Naive Bayes Additive Smoothing- Why Not Use All Words?

Screen Link:

Hi all, in lesson 432-10, why are not all of the words used? “code”, “to”, and “unlock” aren’t used in the calculation. We just went through learning how to calculate for words that aren’t in the vocabulary only to use words that already are. I don’t see anything in the text of the lesson that discusses omitting words.

OK. I see on the previous screen where it says to skip them, but I still don’t fully understand why. Is that just the given technique and there are others where those words would be considered?

And I’m curious (maybe this will be covered in the project), will those words be added to the vocabulary after processing this message?

EDIT:
Rereading the lesson a little I see that the message that is unlabeled and the words “secret” and “code” and “to” are not found in the other four messages that you have human labels for.
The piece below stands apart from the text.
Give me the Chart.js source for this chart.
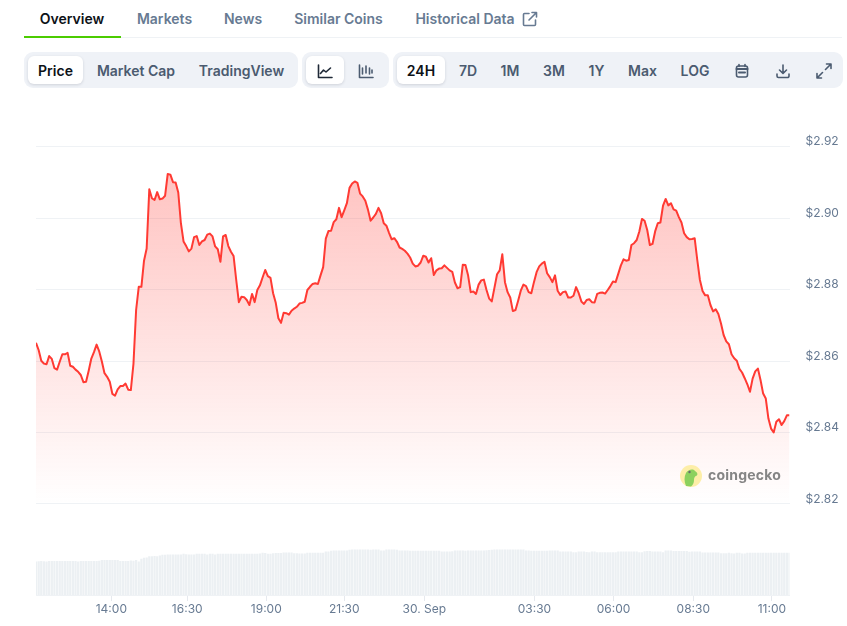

The goal is to use the human labels to predict the unclassified labels, and since these words have not been in sentences that have been previously classified you do not know how they impact the spam or ham prediction.

Hi Patrick,

It’s been a while since I’ve worked on Naive-Bayes, but from my what I remember these words, commonly known as ‘stopwords’, add no contextual information. Stopwords are typically words used in the English language for syntax purposes, and since naive-bayes is a ‘bag-of-words’ approach where syntax and word ordering or sentence structure do not matter, it can reduce the noise in the prediction to simply remove them.

That’s not always the case, and for projects like sentiment analysis certain stopwords are necessary. So it needs to be considered and tested on a case by case basis.

In the word choices you highlighted the only stopword would be “to”. I’m surprised they’re telling you to remove “code” and “unlock”, so I would go back and read carefully that that’s what they’re asking or whether there is some other learning purpose to doing so.